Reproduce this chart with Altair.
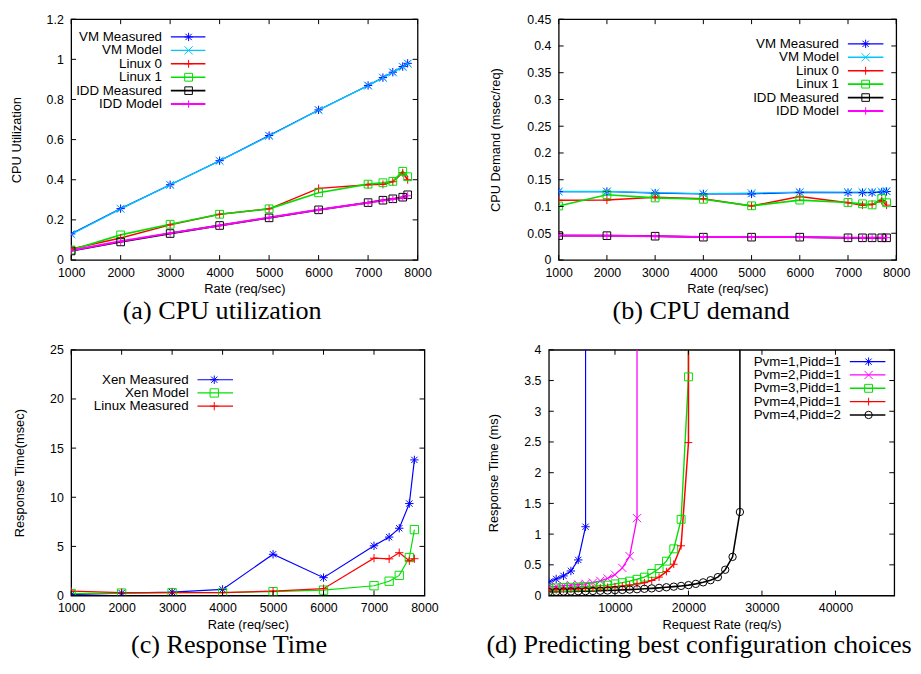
import altair as alt
import pandas as pd

SANS = "Liberation Sans"
SERIF = "Liberation Serif"

# ---------------- data ----------------
RATES = [1000, 2000, 3000, 4000, 5000, 6000, 7000, 7300, 7500, 7700, 7800]

# (a) CPU utilization
A_SERIES = ["VM Measured", "VM Model", "Linux 0", "Linux 1", "IDD Measured", "IDD Model"]
A_VM_MEASURED = [0.130, 0.256, 0.375, 0.495, 0.620, 0.748, 0.870, 0.909, 0.936, 0.964, 0.980]
A_VM_MODEL = [0.128, 0.255, 0.374, 0.494, 0.618, 0.747, 0.869, 0.908, 0.935, 0.962, 0.978]
A_LINUX0 = [0.055, 0.110, 0.175, 0.228, 0.255, 0.357, 0.375, 0.377, 0.390, 0.435, 0.400]
A_LINUX1 = [0.050, 0.125, 0.178, 0.228, 0.255, 0.335, 0.378, 0.385, 0.392, 0.442, 0.415]
A_IDD_MEASURED = [0.045, 0.090, 0.132, 0.172, 0.210, 0.250, 0.286, 0.298, 0.305, 0.313, 0.325]
A_IDD_MODEL = [0.047, 0.093, 0.134, 0.172, 0.212, 0.250, 0.285, 0.297, 0.303, 0.310, 0.320]

# (b) CPU demand
B_VM_MEASURED = [0.1277, 0.128, 0.125, 0.1235, 0.1235, 0.1265, 0.126, 0.126, 0.126, 0.127, 0.128]
B_VM_MODEL = [0.128, 0.128, 0.126, 0.124, 0.125, 0.127, 0.127, 0.127, 0.127, 0.128, 0.129]
B_LINUX0 = [0.1116, 0.112, 0.1175, 0.1145, 0.101, 0.1186, 0.107, 0.1025, 0.104, 0.111, 0.1025]
B_LINUX1 = [0.101, 0.122, 0.116, 0.1135, 0.1013, 0.112, 0.1075, 0.105, 0.103, 0.115, 0.107]
B_IDD_MEASURED = [0.0457, 0.0455, 0.0445, 0.0427, 0.0427, 0.0427, 0.0415, 0.0415, 0.0415, 0.0415, 0.0415]
B_IDD_MODEL = [0.046, 0.0455, 0.0445, 0.043, 0.043, 0.0428, 0.0418, 0.0416, 0.0416, 0.0416, 0.0418]

# (c) Response time
C_SERIES = ["Xen Measured", "Xen Model", "Linux Measured"]
C_XEN_MEASURED = [0.10, 0.25, 0.35, 0.63, 4.20, 1.82, 5.06, 5.95, 6.85, 9.36, 13.8]
C_XEN_MODEL = [0.20, 0.25, 0.30, 0.30, 0.40, 0.55, 1.00, 1.46, 2.05, 3.87, 6.71]
C_LINUX_MEASURED = [0.45, 0.30, 0.30, 0.30, 0.45, 0.70, 3.80, 3.73, 4.36, 3.54, 3.75]

# (d) Predicting best configuration choices
D_SERIES = ["Pvm=1,Pidd=1", "Pvm=2,Pidd=1", "Pvm=3,Pidd=1", "Pvm=4,Pidd=1", "Pvm=4,Pidd=2"]
D_RATES = [1000, 2000, 3000, 4000, 5000, 6000, 7000, 8000, 9000, 10000,
           11000, 12000, 13000, 14000, 15000, 16000, 17000, 18000, 19000, 20000,
           21000, 22000, 23000, 24000, 25000, 26000, 27000]
D_P1 = [0.22, 0.27, 0.32, 0.40, 0.58, 1.12]
D_P2 = [0.14, 0.15, 0.16, 0.17, 0.18, 0.19, 0.21, 0.24, 0.28, 0.34, 0.45, 0.64, 1.26]
D_P3 = [0.12, 0.125, 0.13, 0.135, 0.14, 0.145, 0.15, 0.16, 0.17, 0.19,
        0.21, 0.235, 0.265, 0.30, 0.36, 0.44, 0.56, 0.76, 1.24, 3.56]
D_P4 = [0.09, 0.095, 0.10, 0.105, 0.11, 0.115, 0.12, 0.125, 0.135, 0.145,
        0.155, 0.17, 0.19, 0.21, 0.245, 0.30, 0.39, 0.51, 0.81, 2.49]
D_P5 = [0.06, 0.062, 0.065, 0.067, 0.07, 0.072, 0.075, 0.078, 0.082, 0.087,
        0.092, 0.097, 0.103, 0.11, 0.117, 0.125, 0.135, 0.145, 0.157, 0.17,
        0.19, 0.215, 0.25, 0.30, 0.42, 0.63, 1.36]
D_SATURATED = 100.0  # response time beyond saturation (off the chart)

# ---------------- styles ----------------
STAR = "M-1,0L1,0M0,-1L0,1M-0.75,-0.75L0.75,0.75M-0.75,0.75L0.75,-0.75"
CROSS = "M-1,-1L1,1M-1,1L1,-1"
PLUS = "M-1,0L1,0M0,-1L0,1"
SQUARE = "M-1,-1L1,-1L1,1L-1,1Z"
CIRCLE = "circle"

BLUE = "#0000ff"
CYAN = "#00c8ff"
RED = "#ff0000"
GREEN = "#00e000"
BLACK = "#000000"
MAGENTA = "#ff00ff"


def build_df(xs, ys_list, names, extra=None):
    rows = []
    for name, ys in zip(names, ys_list):
        i = 0
        for x, y in zip(xs, ys):
            rows.append({"series": name, "x": x, "y": y, "idx": i})
            i += 1
        if extra is not None:
            rows.append({"series": name, "x": xs[len(ys) - 1], "y": extra, "idx": i})
    return pd.DataFrame(rows)


def panel(series, colors, shapes, sizes, widths, line_df, point_df,
          xdom, ydom, xticks, yticks, W, H, xtitle, ytitle, yext,
          leg, caption, cap_dx, cap_off):
    cs = alt.Scale(domain=series, range=colors)
    ss = alt.Scale(domain=series, range=shapes)
    zs = alt.Scale(domain=series, range=sizes)
    ws = alt.Scale(domain=series, range=widths)
    xs = alt.Scale(domain=xdom, nice=False, zero=False)
    ys = alt.Scale(domain=ydom, nice=False, zero=False)

    common = dict(ticks=False, tickSize=0, domain=False, grid=False,
                  labelFont=SANS, labelFontSize=12.5, labelColor="black",
                  titleFont=SANS, titleFontSize=13, titleFontWeight="normal",
                  titleColor="black", labelFlush=False, labelOverlap=False)
    xaxis = alt.Axis(values=xticks, title=xtitle, labelPadding=6.5, format="d",
                     minExtent=19, maxExtent=19, titlePadding=4, **common)
    yaxis = alt.Axis(values=yticks, title=ytitle, labelPadding=8, format="~g",
                     minExtent=yext, maxExtent=yext, titlePadding=0, **common)

    color = alt.Color("series:N", scale=cs, legend=None)
    shape = alt.Shape("series:N", scale=ss, legend=None)
    size = alt.Size("series:N", scale=zs, legend=None)
    sw = alt.StrokeWidth("series:N", scale=ws, legend=None)

    X = lambda f: alt.X(f, scale=xs, axis=xaxis, title=xtitle)
    Y = lambda f: alt.Y(f, scale=ys, axis=yaxis, title=ytitle)

    lines = alt.Chart(line_df).mark_line(clip=True).encode(
        x=X("x:Q"), y=Y("y:Q"),
        color=color, strokeWidth=sw, order=alt.Order("idx:Q"))
    points = alt.Chart(point_df).mark_point(filled=False, clip=True, strokeWidth=1, opacity=1).encode(
        x=X("x:Q"), y=Y("y:Q"),
        color=color, shape=shape, size=size)

    xt = pd.DataFrame({"t": xticks})
    yt = pd.DataFrame({"t": yticks})
    tk = dict(color="black", strokeWidth=1)
    tb = alt.Chart(xt).mark_rule(**tk).encode(
        x=X("t:Q"), y=alt.value(H), y2=alt.value(H - 5))
    tt = alt.Chart(xt).mark_rule(**tk).encode(
        x=X("t:Q"), y=alt.value(0), y2=alt.value(5))
    tl = alt.Chart(yt).mark_rule(**tk).encode(
        y=Y("t:Q"), x=alt.value(0), x2=alt.value(5))
    tr = alt.Chart(yt).mark_rule(**tk).encode(
        y=Y("t:Q"), x=alt.value(W - 5), x2=alt.value(W))

    y0, dy, tx, lx1, lx2, mx = leg
    ldf = pd.DataFrame({"series": series, "row": list(range(len(series)))})
    lbase = alt.Chart(ldf).transform_calculate(py=f"{y0} + datum.row * {dy}")
    ly = alt.Y("py:Q", scale=None)
    ltext = lbase.mark_text(align="right", baseline="middle", font=SANS,
                            fontSize=13.5, color="black").encode(
        x=alt.value(tx), y=ly, text="series:N")
    lline = lbase.mark_rule().encode(
        x=alt.value(lx1), x2=alt.value(lx2), y=ly, color=color, strokeWidth=sw)
    lmark = lbase.mark_point(filled=False, strokeWidth=1, opacity=1).encode(
        x=alt.value(mx), y=ly, color=color, shape=shape, size=size)

    return alt.layer(lines, points, tb, tt, tl, tr, ltext, lline, lmark).properties(
        width=W, height=H,
        title=alt.TitleParams(text=caption, orient="bottom", anchor="middle",
                              frame="bounds", font=SERIF, fontSize=26.5,
                              fontWeight="normal", color="black", offset=cap_off,
                              dx=cap_dx))


XT8 = [1000, 2000, 3000, 4000, 5000, 6000, 7000, 8000]
A_COLORS = [BLUE, CYAN, RED, GREEN, BLACK, MAGENTA]
A_SHAPES = [STAR, CROSS, PLUS, SQUARE, SQUARE, PLUS]
A_SIZES = [72, 56, 72, 70, 70, 72]
A_WIDTHS = [1.2, 2, 1.2, 1.2, 1.2, 2]

# (a)
a_lines = build_df(RATES, [A_VM_MEASURED, A_VM_MODEL, A_LINUX0, A_LINUX1, A_IDD_MEASURED, A_IDD_MODEL], A_SERIES)
pa = panel(A_SERIES, A_COLORS, A_SHAPES, A_SIZES, A_WIDTHS, a_lines, a_lines,
           [1000, 8000], [0, 1.2], XT8, [0, 0.2, 0.4, 0.6, 0.8, 1, 1.2],
           351, 244, "Rate (req/sec)", "CPU Utilization", 48,
           (18, 13.6, 92, 101, 136, 119), "(a) CPU utilization", 1, 3)

# (b)
b_lines = build_df(RATES, [B_VM_MEASURED, B_VM_MODEL, B_LINUX0, B_LINUX1, B_IDD_MEASURED, B_IDD_MODEL], A_SERIES)
pb = panel(A_SERIES, A_COLORS, A_SHAPES, A_SIZES, A_WIDTHS, b_lines, b_lines,
           [1000, 8000], [0, 0.45], XT8,
           [0, 0.05, 0.1, 0.15, 0.2, 0.25, 0.3, 0.35, 0.4, 0.45],
           342, 244, "Rate (req/sec)", "CPU Demand (msec/req)", 56.5,
           (25, 13.6, 284, 293, 329, 311), "(b) CPU demand", 1, 3)

# (c)
c_lines = build_df(RATES, [C_XEN_MEASURED, C_XEN_MODEL, C_LINUX_MEASURED], C_SERIES)
pc = panel(C_SERIES, [BLUE, GREEN, RED], [STAR, SQUARE, PLUS], [72, 70, 72],
           [1.2, 1.2, 1.2], c_lines, c_lines,
           [1000, 8000], [0, 25], XT8, [0, 5, 10, 15, 20, 25],
           358, 249, "Rate (req/sec)", "Response Time(msec)", 45,
           (30.3, 13.4, 119, 128, 164, 145), "(c) Response Time", 3, 1)

# (d)
d_ys = [D_P1, D_P2, D_P3, D_P4, D_P5]
d_lines = build_df(D_RATES, d_ys, D_SERIES, extra=D_SATURATED)
d_points = build_df(D_RATES, d_ys, D_SERIES)
pd_ = panel(D_SERIES, [BLUE, MAGENTA, GREEN, RED, BLACK],
            [STAR, CROSS, SQUARE, PLUS, CIRCLE], [72, 56, 70, 72, 64],
            [1.2, 1.6, 1.2, 1.6, 1.2], d_lines, d_points,
            [1000, 48000], [0, 4], [10000, 20000, 30000, 40000],
            [0, 0.5, 1, 1.5, 2, 2.5, 3, 3.5, 4],
            350, 249, "Request Rate (req/s)", "Response Time (ms)", 49,
            (12, 13.5, 296, 305, 341, 324), "(d) Predicting best configuration choices", 8, 1)

IND = dict(color="independent", shape="independent", size="independent",
           strokeWidth="independent")
row1 = alt.hconcat(pa, pb, spacing=57).resolve_scale(**IND)
row2 = alt.hconcat(pc, pd_, spacing=46).resolve_scale(**IND)
chart = alt.vconcat(row1, row2, spacing=17).resolve_scale(**IND).properties(
    padding={"left": 2, "top": 0, "right": 0, "bottom": 0}
).configure(font=SANS).configure_view(stroke="black", strokeWidth=1.3)

chart.save("out.html", embed_options={"renderer": "svg", "actions": False})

# [To be done]
Exactly reproduce the run of lines from the start of the listing through the line with "7500, 7700, 7800]", inclusive; pictures are not copied.

# [Answer to this exercise]
Reproduce this chart with Altair.
import altair as alt
import pandas as pd

SANS = "Liberation Sans"
SERIF = "Liberation Serif"

# ---------------- data ----------------
RATES = [1000, 2000, 3000, 4000, 5000, 6000, 7000, 7300, 7500, 7700, 7800]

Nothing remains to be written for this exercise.